Office of the Vice President for Global Communications

Thursday, September 10, 2009

Where have all the flowers gone? Budget cuts reduce annual plantings

By Mary Jo Frank
Public Affairs

Budget pruning efforts will result in fewer blooms on the Ann Arbor campus this fall and next spring and summer.

Forestry Facts

• U-M maintains approximately 7,200 ornamental, shade and evergreen trees in areas supported by the general fund.

• In fiscal year 2003, U-M budgeted $60,000 for general fund tree replacement. Due to budget pressures, the amount allocated for tree replacement was reduced to $45,000 in fiscal year 2008, further reduced to $20,000 in 2009 and eliminated in fiscal year 2010. The decision to eliminate the program was based on plans to preserve core services and suspend programs that could be easily brought back.

• U-M lost 183 trees in FY 2009 and 162 trees in FY 2008 due to insects and disease, weather conditions, mechanical damage and old age.

• Tree losses from disease and natural senescence have been most numerous on Central Campus this year. Grounds Services replaced 71 trees in FY 2008 and 64 trees in FY 2009 with general funds. No trees were planted in spring 2009.

The number of annuals — everything from marigolds and petunias to snapdragons — will be reduced on parts of the campus supported by the general fund budget.

The reduction of 12,000 square feet of annual plantings and bulbs — primarily from Central Campus, especially Ingalls Mall and the Diag — will save some $152,000 per year, reports John Lawter, associate director of Plant Building and Grounds Services.

“This was a very tough decision. We had to weigh the costs and benefits of keeping the campus clean and well maintained against the aesthetic appeal of showy flower displays,” Lawter says.
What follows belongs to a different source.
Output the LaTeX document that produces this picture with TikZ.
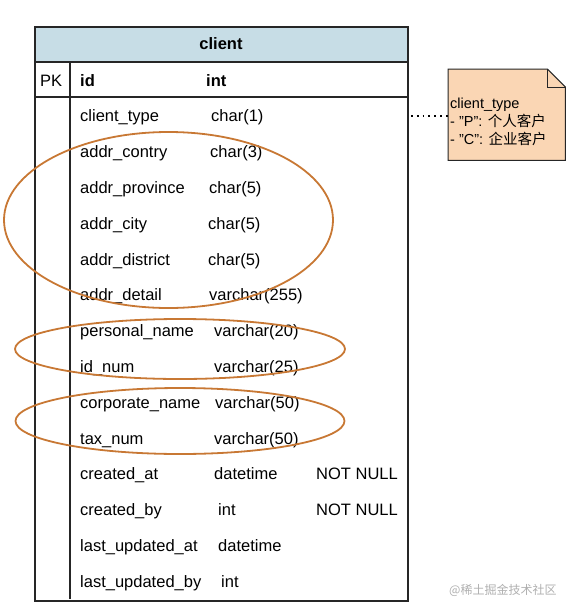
\documentclass[tikz,border=0pt]{standalone}
\usepackage{fontspec}
\setmainfont{Liberation Sans}
\newfontfamily\cjkfont{Noto Sans CJK SC}
\definecolor{hdrblue}{RGB}{199,221,230}
\definecolor{ovalorange}{RGB}{200,120,52}
\definecolor{notefill}{RGB}{250,214,180}
\definecolor{wmgray}{RGB}{175,175,175}
\newcommand{\sq}{\symbol{34}}
\begin{document}
\begin{tikzpicture}[x=1pt,y=-1pt,
  tline/.style={line width=1.2pt, black!85},
  cell/.style={anchor=base west, inner sep=0pt, font=\fontsize{16.5}{20}\selectfont},
  oval/.style={draw=ovalorange, line width=1.8pt},
  notetext/.style={anchor=north west, inner sep=0pt, align=left, font=\fontsize{14.5}{18}\selectfont}]
\useasboundingbox (0,0) rectangle (574,614);
% table
\node[draw=none, minimum width=373pt, minimum height=574pt, inner sep=0pt, anchor=north west] (table) at (35,27) {};
\fill[hdrblue] (35,27) rectangle (408,62);
\draw[tline] (35,27) rectangle (408,601);
\draw[tline] (35,62) -- (408,62);
\draw[tline] (35,97) -- (408,97);
\draw[tline] (70,62) -- (70,599);
\node[anchor=center, inner sep=0pt, font=\fontsize{16.5}{20}\selectfont\bfseries] (title) at (221,44) {client};
% PK row
\node[cell] (pk) at (40,86) {PK};
\node[cell, font=\fontsize{16.5}{20}\selectfont\bfseries] (idn) at (80,86) {id};
\node[cell, font=\fontsize{16.5}{20}\selectfont\bfseries] (idt) at (206,86) {int};
% rows
\foreach \i/\nm/\tp/\tx/\ex in {
  1/client\_type/char(1)/211/,
  2/addr\_contry/char(3)/210/,
  3/addr\_province/char(5)/209/,
  4/addr\_city/char(5)/208/,
  5/addr\_district/char(5)/208/,
  6/addr\_detail/varchar(255)/209/,
  7/personal\_name/varchar(20)/214/,
  8/id\_num/varchar(25)/214/,
  9/corporate\_name/varchar(50)/215/,
  10/tax\_num/varchar(50)/214/,
  11/created\_at/datetime/214/NOT NULL,
  12/created\_by/int/218/NOT NULL,
  13/last\_updated\_at/datetime/218/,
  14/last\_updated\_by/int/221/}{
  \pgfmathsetmacro{\yy}{86+35.8*\i}
  \node[cell] (n\i) at (80,\yy) {\nm};
  \node[cell] (t\i) at (\tx,\yy) {\tp};
  \node[cell] (e\i) at (316,\yy) {\ex};
}
% ovals
\draw[oval] (168.5,220) ellipse [x radius=164.5, y radius=88];
\draw[oval] (180,349) ellipse [x radius=165, y radius=30];
\draw[oval] (180,421) ellipse [x radius=164.5, y radius=33];
% note
\node[draw=none, minimum width=117pt, minimum height=91pt, inner sep=0pt, anchor=north west] (note) at (448,69) {};
\filldraw[fill=notefill, draw=black!85, line width=1pt]
  (note.north west) -- ([xshift=-18pt]note.north east) -- ([yshift=-18pt]note.north east)
  -- (note.south east) -- (note.south west) -- cycle;
\draw[black!85, line width=1pt] ([xshift=-18pt]note.north east) -- ([xshift=-18pt,yshift=-18pt]note.north east) -- ([yshift=-18pt]note.north east);
\node[notetext] (notetxt) at (450,98) {client\_type\\- \sq P\sq: {\cjkfont 个人客户}\\- \sq C\sq: {\cjkfont 企业客户}};
% connector
\coordinate (c1) at (411,116);
\draw[line width=1.8pt, dash pattern=on 1.8pt off 4pt] (c1) -- (c1 -| note.west);
% watermark
\node[anchor=west, inner sep=0pt, text=wmgray, font=\fontsize{12}{14}\selectfont\cjkfont] (wm) at (449,590) {@稀土掘金技术社区};
\end{tikzpicture}
\end{document}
Most of the perennials, such as hostas and grasses, will stay, although some plant beds will be removed. Also, the colorful beds and pots of showy flowers that long have been a campus hallmark are still an option for self-supporting auxiliary units such as the U-M Health System, Intercollegiate Athletics, and Student Housing and Student Unions.

To save money, U-M also has put a hold on its tree replacement program, increased its no-mow program, and has cut back on turf renovation and irrigation crew staffing.

The no-mow program allows remote lawn areas to revert to prairie where it least affects appearances. In addition to saving labor, this program reduces the polluting side effects of mowing, and increases wildlife habitat. All of these areas currently are located on North Campus.

All told, these reductions, along with the cut in flowering annuals, equal $280,000.

“We’ll continue to maintain landscaping elements and infrastructure that are costly to replace once lost, such as pavements, lawns, irrigation systems, and our existing trees and shrubs. Our goal is to keep the campus clean and green until such time as we can bring the color back,” Lawter says.

The Ann Arbor campus has 14,005 trees, more than 275 acres of turf and 96 acres of sidewalks, steps and plazas.

Plant Building and Grounds Services has no plans to reduce its full-time staff. All the cuts mentioned will result in reduced temporary seasonal staffing. This summer, Plant Building and Grounds Services hired 43 temporary staff, 17 fewer than in the past.